During that tenure he supported, campaigned and saw through the passage in 2010 of a new constitution: devolved power, counties empowered, a structure meant to touch the far-flung places, not only the capitals. In 2018 he held out a hand to Uhuru Kenyatta in the Handshake, seeking to calm tempests, to forge some fragile unity. Curiosity, betrayal, hope mingled in people’s responses.

He ran again in 2013, in 2017, in 2022. Each campaign saw new faces, new hopes, new accusations of unfairness. Each loss carved him deeper into the life of the republic as one who would not give up on fairness. He challenged election results in courts, demanded reform, urged transparency, called for accountability.

He took roles beyond opposition: when Kenya’s voice was needed abroad, he went. In 2025 he was sent to South Sudan to help mediate intensifying conflict. He saw the dangerous edges of governance, of broken peace pacts, of wounded trust.

He married Ida Odinga; they raised children: Fidel, Rosemary, Raila Jr and Winnie. He held his family under the weight of political storms, under the glare of both adoring crowds and hostile scrutiny.

There were moments he stood in open sky and shouted for the constitution, for equal voice. There were nights alone in cellars of power, nights haunted by betrayal. There were days when he was lifted by the cheers of the marginalised, the elderly, the farmer, the youth who saw their face in his words. The crowd that believed in him, even in defeat.

Now the land is hushed. Kenya looks for its captain like Walt Whitman in his famous elegy looked for President Abraham Lincoln, in empty cyber rooms, in silent halls of patriotism. His voice, once raw with protest, now echoes in court decisions, in architecture of the new law, in every ballot box pressed by human hands and sinister digital ones.

And in those echoes the nation remembers not only the ends he sought, but the way he sought them: with persistence, with dignity, with willingness to bear both love and sacrifice. He lived in wars of words, in battles near midnight, in the slow work of change. He carried trauma, he carried hope. His life was biography and elegy joined.

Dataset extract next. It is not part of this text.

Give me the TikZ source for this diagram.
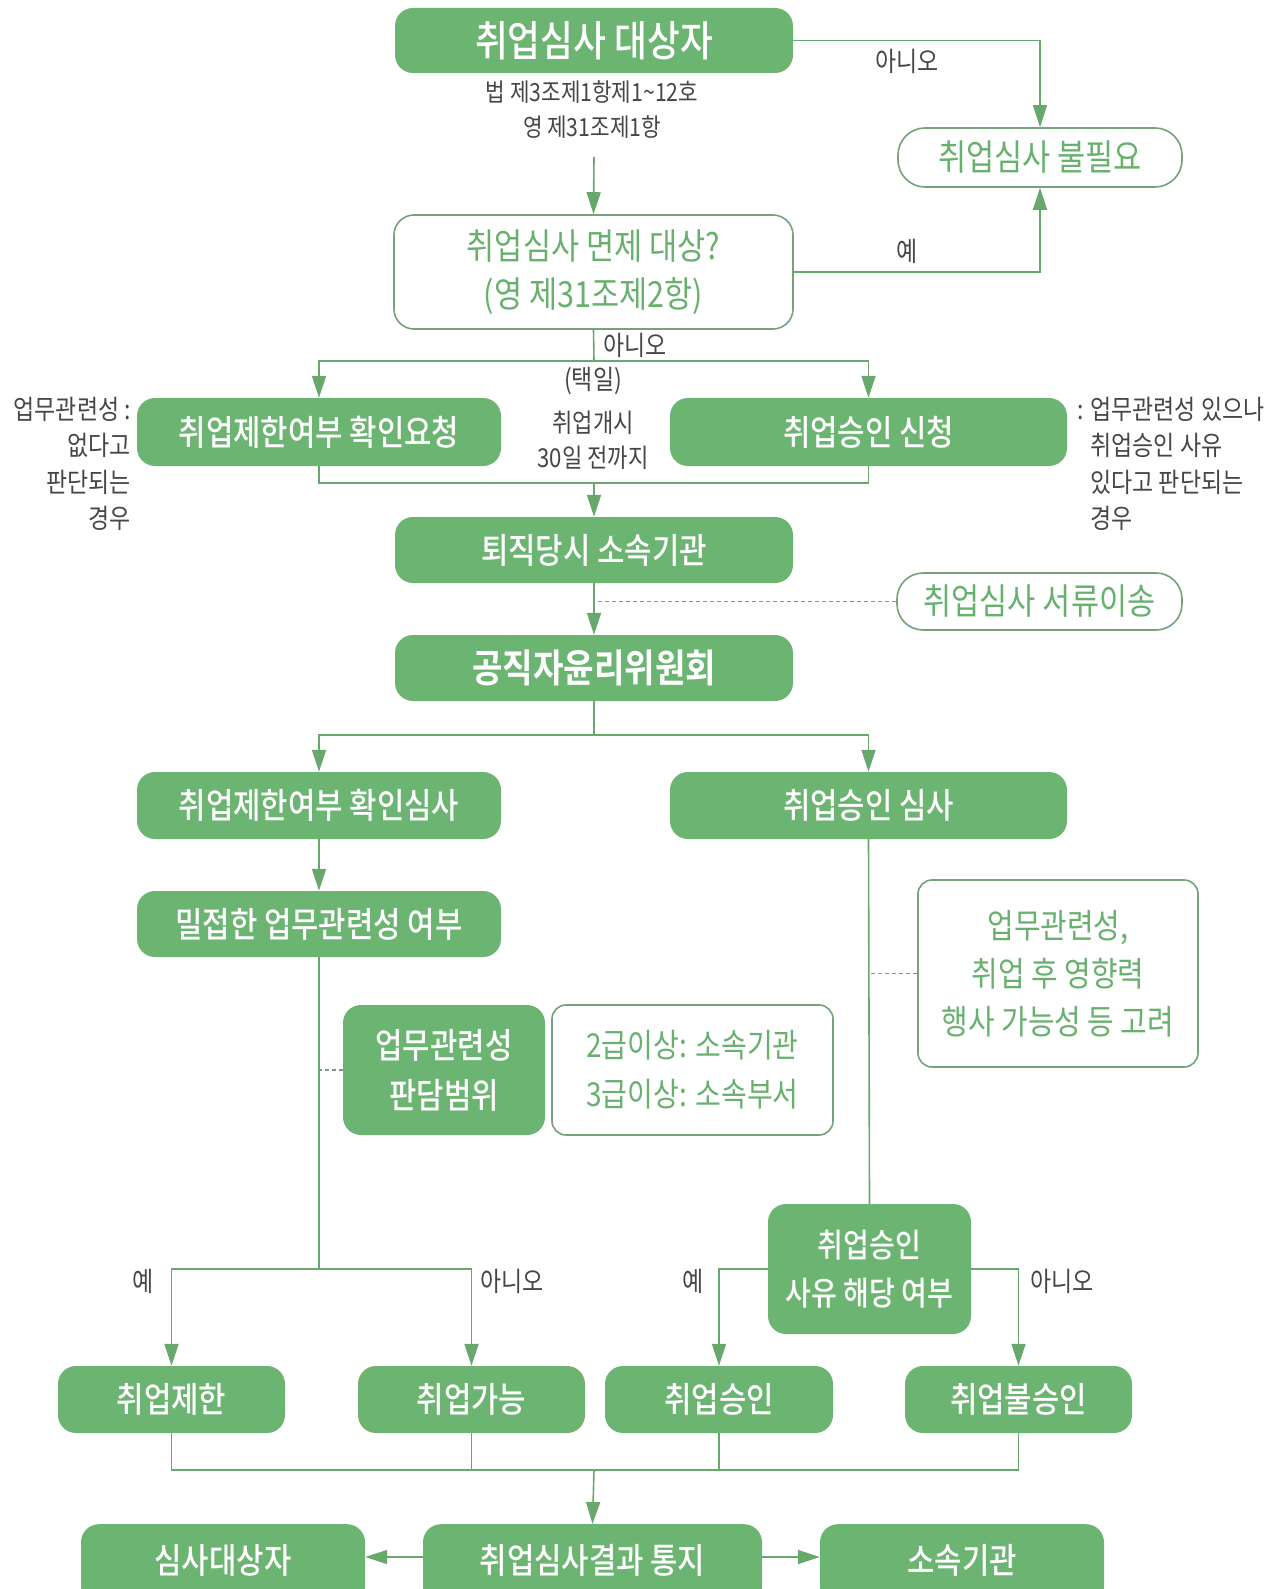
\documentclass[tikz,border=0pt]{standalone}
\usepackage{fontspec}
\setmainfont{Noto Sans CJK KR}[FakeStretch=0.85]
\newfontfamily\boxfont{Noto Sans CJK KR}[UprightFont=* Medium, BoldFont=* Bold, FakeStretch=0.85]
\usetikzlibrary{arrows.meta,calc}
\definecolor{gfill}{RGB}{108,180,113}
\definecolor{gline}{RGB}{104,168,108}
\definecolor{wborder}{RGB}{118,162,122}
\definecolor{gtext}{RGB}{104,176,110}
\definecolor{lgray}{RGB}{70,70,70}
\definecolor{dgray}{RGB}{130,150,132}
\tikzset{
  gbox/.style={fill=gfill, rounded corners=18pt, text=white, align=center, inner sep=0pt,
    font=\boxfont\fontsize{35}{48}\selectfont},
  wbox/.style={draw=wborder, line width=1.6pt, fill=white, rounded corners=20pt, text=gtext,
    align=center, inner sep=0pt, font=\fontsize{36}{48}\selectfont},
  lbl/.style={text=lgray, inner sep=0pt, font=\fontsize{27}{36}\selectfont},
  conn/.style={draw=gline, line width=1.6pt},
  arr/.style={conn, -{Triangle[length=22pt,width=14pt]}},
  dsh/.style={draw=dgray, line width=1.1pt, dash pattern=on 4pt off 3pt},
}
\begin{document}
\begin{tikzpicture}[x=1pt,y=-1pt]
\path[use as bounding box, clip] (0,0) rectangle (1278,1589);
\fill[white] (0,0) rectangle (1278,1589);

% nodes
\node[gbox, minimum width=398pt, minimum height=65pt, font=\boxfont\fontsize{42}{48}\selectfont] (top) at (594,40.5) {취업심사 대상자};
\node[lbl, align=center, font=\fontsize{25}{35}\selectfont] (law) at (592,110) {법 제3조제1항제1\textasciitilde 12호\\영 제31조제1항};
\coordinate (lawend) at (594,157);
\node[wbox, minimum width=284pt, minimum height=59pt, rounded corners=27pt] (nope) at (1040,157.5) {취업심사 불필요};
\node[wbox, minimum width=399pt, minimum height=114pt] (exempt) at (593.5,272) {취업심사 면제 대상?\\(영 제31조제2항)};
\node[gbox, minimum width=364pt, minimum height=68pt] (reqL) at (319,432) {취업제한여부 확인요청};
\node[gbox, minimum width=397pt, minimum height=68pt] (reqR) at (868.5,432) {취업승인 신청};
\node[gbox, minimum width=398pt, minimum height=66pt] (retire) at (594,550) {퇴직당시 소속기관};
\node[wbox, minimum width=285pt, minimum height=57pt, rounded corners=26pt] (transfer) at (1039.5,601.5) {취업심사 서류이송};
\node[gbox, minimum width=398pt, minimum height=66pt, font=\boxfont\fontsize{39}{48}\bfseries] (ethics) at (594,668) {공직자윤리위원회};
\node[gbox, minimum width=364pt, minimum height=67pt] (revL) at (319,805.5) {취업제한여부 확인심사};
\node[gbox, minimum width=397pt, minimum height=67pt] (revR) at (868.5,805.5) {취업승인 심사};
\node[gbox, minimum width=364pt, minimum height=66pt] (close) at (319,924) {밀접한 업무관련성 여부};
\node[gbox, minimum width=202pt, minimum height=130pt, font=\boxfont\fontsize{35}{50}\selectfont] (scope) at (444,1070) {업무관련성\\판담범위};
\node[wbox, minimum width=281pt, minimum height=130pt, rounded corners=14pt, font=\fontsize{33}{49}\selectfont] (grade) at (692.5,1070) {2급이상: 소속기관\\3급이상: 소속부서};
\node[wbox, minimum width=280pt, minimum height=187pt, rounded corners=14pt, font=\fontsize{34}{48}\selectfont] (consider) at (1058,973.5) {업무관련성,\\취업 후 영향력\\행사 가능성 등 고려};
\node[gbox, minimum width=203pt, minimum height=130pt, font=\boxfont\fontsize{33}{48}\selectfont] (appr) at (869.5,1269) {취업승인\\사유 해당 여부};
\node[gbox, minimum width=227pt, minimum height=67pt] (r1) at (171.5,1399.5) {취업제한};
\node[gbox, minimum width=227pt, minimum height=67pt] (r2) at (471.5,1399.5) {취업가능};
\node[gbox, minimum width=228pt, minimum height=67pt] (r3) at (719,1399.5) {취업승인};
\node[gbox, minimum width=227pt, minimum height=67pt] (r4) at (1018.5,1399.5) {취업불승인};
\node[gbox, minimum width=339pt, minimum height=80pt, anchor=north] (res) at (592.5,1524) {\raisebox{10pt}{취업심사결과 통지}};
\node[gbox, minimum width=284pt, minimum height=80pt, anchor=north] (d1) at (223,1524) {\raisebox{10pt}{심사대상자}};
\node[gbox, minimum width=284pt, minimum height=80pt, anchor=north] (d2) at (962,1524) {\raisebox{10pt}{소속기관}};

% labels
\node[lbl] (l1) at (907,61) {아니오};
\node[lbl] (l2) at (907,251) {예};
\node[lbl, anchor=west] (l3) at (603,345) {아니오};
\node[lbl] (l4) at (593,381) {(택일)};
\node[lbl, align=center, font=\fontsize{26}{35}\selectfont] (l5) at (593,440) {취업개시\\30일 전까지};
\node[lbl, align=right, anchor=east, font=\fontsize{27}{36.5}\selectfont] (l6) at (131,464) {업무관련성 :\\없다고\\판단되는\\경우};
\node[lbl, align=left, anchor=west, font=\fontsize{27}{36.5}\selectfont] (l7) at (1077,464) {: 업무관련성 있으나\\\phantom{: }취업승인 사유\\\phantom{: }있다고 판단되는\\\phantom{: }경우};
\node[lbl] (l8) at (143,1281) {예};
\node[lbl] (l9) at (512,1281) {아니오};
\node[lbl] (l10) at (693,1281) {예};
\node[lbl] (l11) at (1062,1281) {아니오};

% connectors
\draw[arr] (top.east) -| (nope.north);
\draw[arr] (lawend) -- (exempt.north);
\draw[arr] (exempt.east) -| (nope.south);
\coordinate (j1) at (594,361);
\draw[conn] (exempt.south) -- (j1);
\draw[arr] (j1) -| (reqL.north);
\draw[arr] (j1) -| (reqR.north);
\coordinate (j2) at (594,483);
\draw[conn] (reqL.south) |- (j2) -| (reqR.south);
\draw[arr] (j2) -- (retire.north);
\draw[arr] (retire.south) -- (ethics.north);
\draw[dsh] (transfer.west) -- (transfer.west -| retire.south);
\coordinate (j3) at (594,735);
\draw[conn] (ethics.south) -- (j3);
\draw[arr] (j3) -| (revL.north);
\draw[arr] (j3) -| (revR.north);
\draw[arr] (revL.south) -- (close.north);
\coordinate (j4) at (319,1269);
\draw[conn] (close.south) -- (j4);
\draw[arr] (j4) -| (r1.north);
\draw[arr] (j4) -| (r2.north);
\draw[dsh] (scope.west) -- (scope.west -| close.south);
\draw[conn] (revR.south) -- (appr.north);
\draw[dsh] (consider.west) -- (consider.west -| revR.south);
\draw[arr] (appr.west) -| (r3.north);
\draw[arr] (appr.east) -| (r4.north);
\coordinate (j5) at (594,1470);
\draw[conn] (r1.south) |- (j5);
\draw[conn] (r4.south) |- (j5);
\draw[conn] (r2.south) -- (r2.south |- j5);
\draw[conn] (r3.south) -- (r3.south |- j5);
\draw[arr] (j5) -- (res.north);
\draw[arr] (res.west |- 0,1557) -- (d1.east |- 0,1557);
\draw[arr] (res.east |- 0,1557) -- (d2.west |- 0,1557);
\end{tikzpicture}
\end{document}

The nation has lost a part of itself, the republic a portion of its soul. The years will mourn him, each grain of soil of the motherland will carry his scars. But what he built for us progeny of the founding mothers and fathers of this great motherland, I mean law, voice, constitution, yearning, will not easily be undone. Never. Ever. His legacy rises in every whisper: democracy, justice, peace. Jowi! Jowi! Jowi! Raila eeeh. A luta continua.